> [Task prompt]: Transcribe exactly the span of lines that begins the records and ends with the line holding "(124,497) rectangle (950,744);", both boundary lines included.

(Code that draws figures)
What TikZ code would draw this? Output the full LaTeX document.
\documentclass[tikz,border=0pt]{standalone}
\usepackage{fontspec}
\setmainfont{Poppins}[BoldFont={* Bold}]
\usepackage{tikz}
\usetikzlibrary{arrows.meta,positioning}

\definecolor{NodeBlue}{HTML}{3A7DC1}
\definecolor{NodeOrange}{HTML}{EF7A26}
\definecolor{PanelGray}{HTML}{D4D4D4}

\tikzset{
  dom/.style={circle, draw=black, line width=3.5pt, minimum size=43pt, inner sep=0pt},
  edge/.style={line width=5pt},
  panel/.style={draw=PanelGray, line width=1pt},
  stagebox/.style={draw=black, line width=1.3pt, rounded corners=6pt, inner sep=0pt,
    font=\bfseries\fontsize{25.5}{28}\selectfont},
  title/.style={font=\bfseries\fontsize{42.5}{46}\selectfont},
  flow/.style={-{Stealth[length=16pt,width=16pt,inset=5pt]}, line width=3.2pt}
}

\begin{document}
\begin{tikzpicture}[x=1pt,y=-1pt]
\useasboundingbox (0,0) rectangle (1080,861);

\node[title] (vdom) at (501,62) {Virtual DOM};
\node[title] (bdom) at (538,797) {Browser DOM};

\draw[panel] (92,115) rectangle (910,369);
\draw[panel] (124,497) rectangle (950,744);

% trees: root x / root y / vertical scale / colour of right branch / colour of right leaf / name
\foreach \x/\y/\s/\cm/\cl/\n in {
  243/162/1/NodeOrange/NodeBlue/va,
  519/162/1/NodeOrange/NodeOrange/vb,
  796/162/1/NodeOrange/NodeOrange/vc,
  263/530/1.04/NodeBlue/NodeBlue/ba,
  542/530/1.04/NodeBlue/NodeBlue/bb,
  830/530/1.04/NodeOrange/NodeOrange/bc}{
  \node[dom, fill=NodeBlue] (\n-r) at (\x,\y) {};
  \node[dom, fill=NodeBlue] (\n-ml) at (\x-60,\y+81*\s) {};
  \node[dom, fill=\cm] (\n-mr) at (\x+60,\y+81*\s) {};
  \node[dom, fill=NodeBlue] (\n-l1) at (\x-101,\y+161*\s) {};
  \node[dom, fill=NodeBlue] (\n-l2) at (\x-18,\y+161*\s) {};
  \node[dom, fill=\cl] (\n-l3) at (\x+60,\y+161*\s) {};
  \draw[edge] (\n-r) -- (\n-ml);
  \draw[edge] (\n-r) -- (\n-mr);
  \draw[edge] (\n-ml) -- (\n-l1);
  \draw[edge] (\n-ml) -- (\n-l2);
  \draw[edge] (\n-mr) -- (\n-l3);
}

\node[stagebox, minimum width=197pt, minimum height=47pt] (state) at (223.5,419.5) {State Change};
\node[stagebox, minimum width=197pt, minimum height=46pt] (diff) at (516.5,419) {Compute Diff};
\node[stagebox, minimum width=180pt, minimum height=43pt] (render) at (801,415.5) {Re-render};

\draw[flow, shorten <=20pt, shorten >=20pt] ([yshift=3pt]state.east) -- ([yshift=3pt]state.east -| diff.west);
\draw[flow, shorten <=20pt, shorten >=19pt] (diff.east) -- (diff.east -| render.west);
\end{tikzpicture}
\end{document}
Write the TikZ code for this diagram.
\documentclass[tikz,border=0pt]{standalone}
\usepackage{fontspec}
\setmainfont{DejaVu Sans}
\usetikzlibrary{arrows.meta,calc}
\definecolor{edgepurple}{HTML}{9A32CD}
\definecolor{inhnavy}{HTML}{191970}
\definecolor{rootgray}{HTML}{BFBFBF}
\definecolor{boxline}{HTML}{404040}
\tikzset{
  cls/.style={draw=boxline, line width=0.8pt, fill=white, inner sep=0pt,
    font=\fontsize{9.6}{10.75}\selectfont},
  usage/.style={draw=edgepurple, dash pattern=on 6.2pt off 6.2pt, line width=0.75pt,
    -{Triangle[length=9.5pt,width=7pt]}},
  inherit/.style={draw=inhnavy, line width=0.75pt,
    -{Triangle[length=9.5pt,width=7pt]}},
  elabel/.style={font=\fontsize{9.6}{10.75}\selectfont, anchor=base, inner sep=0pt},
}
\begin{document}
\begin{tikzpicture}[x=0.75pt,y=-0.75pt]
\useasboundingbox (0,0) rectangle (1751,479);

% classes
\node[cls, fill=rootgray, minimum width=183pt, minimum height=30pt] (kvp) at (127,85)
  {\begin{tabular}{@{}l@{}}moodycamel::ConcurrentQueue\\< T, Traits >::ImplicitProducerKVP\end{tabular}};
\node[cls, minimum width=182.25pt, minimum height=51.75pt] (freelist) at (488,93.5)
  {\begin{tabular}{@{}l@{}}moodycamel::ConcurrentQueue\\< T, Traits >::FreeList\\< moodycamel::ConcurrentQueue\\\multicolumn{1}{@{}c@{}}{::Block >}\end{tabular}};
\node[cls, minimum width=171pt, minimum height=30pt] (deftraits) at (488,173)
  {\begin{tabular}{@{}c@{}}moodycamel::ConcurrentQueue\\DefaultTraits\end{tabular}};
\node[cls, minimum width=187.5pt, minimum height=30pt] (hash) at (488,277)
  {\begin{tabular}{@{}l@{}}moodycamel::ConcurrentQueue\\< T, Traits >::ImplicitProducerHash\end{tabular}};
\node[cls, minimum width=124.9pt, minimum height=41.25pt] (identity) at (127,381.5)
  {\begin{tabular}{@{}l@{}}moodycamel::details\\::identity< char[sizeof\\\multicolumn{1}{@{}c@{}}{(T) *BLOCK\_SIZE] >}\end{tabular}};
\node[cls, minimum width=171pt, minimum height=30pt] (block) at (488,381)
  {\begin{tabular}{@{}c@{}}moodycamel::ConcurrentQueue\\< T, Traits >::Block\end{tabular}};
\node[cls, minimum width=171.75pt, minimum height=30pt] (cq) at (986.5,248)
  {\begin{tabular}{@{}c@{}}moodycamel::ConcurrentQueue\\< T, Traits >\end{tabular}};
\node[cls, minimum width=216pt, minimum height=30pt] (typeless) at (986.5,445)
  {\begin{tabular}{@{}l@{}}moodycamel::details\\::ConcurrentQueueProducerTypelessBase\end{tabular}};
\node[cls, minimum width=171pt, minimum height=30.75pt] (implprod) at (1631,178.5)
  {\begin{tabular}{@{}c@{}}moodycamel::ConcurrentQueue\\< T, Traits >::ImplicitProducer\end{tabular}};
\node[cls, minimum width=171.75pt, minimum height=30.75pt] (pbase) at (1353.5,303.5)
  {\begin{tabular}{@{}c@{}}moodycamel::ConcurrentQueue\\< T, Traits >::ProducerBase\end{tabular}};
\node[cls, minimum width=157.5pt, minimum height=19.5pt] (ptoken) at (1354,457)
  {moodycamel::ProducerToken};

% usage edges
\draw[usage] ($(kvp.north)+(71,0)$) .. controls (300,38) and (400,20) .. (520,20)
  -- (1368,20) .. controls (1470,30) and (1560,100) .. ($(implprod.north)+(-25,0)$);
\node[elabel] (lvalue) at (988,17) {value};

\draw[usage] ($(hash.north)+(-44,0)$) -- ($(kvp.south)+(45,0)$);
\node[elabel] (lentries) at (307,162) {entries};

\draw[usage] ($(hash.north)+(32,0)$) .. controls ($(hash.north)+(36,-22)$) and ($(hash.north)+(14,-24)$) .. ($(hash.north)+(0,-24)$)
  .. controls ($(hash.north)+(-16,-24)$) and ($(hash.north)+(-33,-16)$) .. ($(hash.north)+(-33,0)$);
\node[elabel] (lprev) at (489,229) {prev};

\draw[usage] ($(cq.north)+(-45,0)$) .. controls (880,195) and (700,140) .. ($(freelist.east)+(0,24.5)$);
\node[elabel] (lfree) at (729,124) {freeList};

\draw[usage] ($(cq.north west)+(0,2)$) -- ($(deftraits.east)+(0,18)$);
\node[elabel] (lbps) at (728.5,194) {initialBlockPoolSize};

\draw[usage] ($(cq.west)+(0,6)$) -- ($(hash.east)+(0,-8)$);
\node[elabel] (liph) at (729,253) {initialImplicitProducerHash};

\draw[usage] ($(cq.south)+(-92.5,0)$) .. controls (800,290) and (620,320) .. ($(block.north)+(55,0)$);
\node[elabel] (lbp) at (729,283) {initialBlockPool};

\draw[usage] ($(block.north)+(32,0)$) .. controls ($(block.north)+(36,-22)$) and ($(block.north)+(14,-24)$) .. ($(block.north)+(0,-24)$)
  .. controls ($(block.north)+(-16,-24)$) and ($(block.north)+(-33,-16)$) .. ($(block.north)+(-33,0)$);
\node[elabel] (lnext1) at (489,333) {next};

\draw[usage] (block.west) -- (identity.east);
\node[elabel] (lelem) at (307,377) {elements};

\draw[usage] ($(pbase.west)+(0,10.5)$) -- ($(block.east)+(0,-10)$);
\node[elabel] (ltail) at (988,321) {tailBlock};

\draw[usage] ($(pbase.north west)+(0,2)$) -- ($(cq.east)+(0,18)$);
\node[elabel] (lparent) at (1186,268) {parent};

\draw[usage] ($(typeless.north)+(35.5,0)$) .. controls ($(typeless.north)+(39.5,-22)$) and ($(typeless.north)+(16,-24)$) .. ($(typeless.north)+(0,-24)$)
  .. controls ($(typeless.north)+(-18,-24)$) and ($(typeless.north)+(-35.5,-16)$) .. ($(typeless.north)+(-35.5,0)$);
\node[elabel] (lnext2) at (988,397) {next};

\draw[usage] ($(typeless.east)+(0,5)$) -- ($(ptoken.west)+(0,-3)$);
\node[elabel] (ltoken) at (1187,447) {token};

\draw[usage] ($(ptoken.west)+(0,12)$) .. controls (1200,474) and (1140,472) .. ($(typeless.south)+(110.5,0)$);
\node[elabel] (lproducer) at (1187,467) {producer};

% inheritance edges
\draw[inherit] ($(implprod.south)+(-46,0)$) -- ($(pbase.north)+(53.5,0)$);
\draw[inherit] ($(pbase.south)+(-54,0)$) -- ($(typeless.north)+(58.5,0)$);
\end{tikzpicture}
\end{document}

> [Task result]:
What TikZ code would draw this? Output the full LaTeX document.
\documentclass[tikz,border=0pt]{standalone}
\usepackage{fontspec}
\setmainfont{Poppins}[BoldFont={* Bold}]
\usepackage{tikz}
\usetikzlibrary{arrows.meta,positioning}

\definecolor{NodeBlue}{HTML}{3A7DC1}
\definecolor{NodeOrange}{HTML}{EF7A26}
\definecolor{PanelGray}{HTML}{D4D4D4}

\tikzset{
  dom/.style={circle, draw=black, line width=3.5pt, minimum size=43pt, inner sep=0pt},
  edge/.style={line width=5pt},
  panel/.style={draw=PanelGray, line width=1pt},
  stagebox/.style={draw=black, line width=1.3pt, rounded corners=6pt, inner sep=0pt,
    font=\bfseries\fontsize{25.5}{28}\selectfont},
  title/.style={font=\bfseries\fontsize{42.5}{46}\selectfont},
  flow/.style={-{Stealth[length=16pt,width=16pt,inset=5pt]}, line width=3.2pt}
}

\begin{document}
\begin{tikzpicture}[x=1pt,y=-1pt]
\useasboundingbox (0,0) rectangle (1080,861);

\node[title] (vdom) at (501,62) {Virtual DOM};
\node[title] (bdom) at (538,797) {Browser DOM};

\draw[panel] (92,115) rectangle (910,369);
\draw[panel] (124,497) rectangle (950,744);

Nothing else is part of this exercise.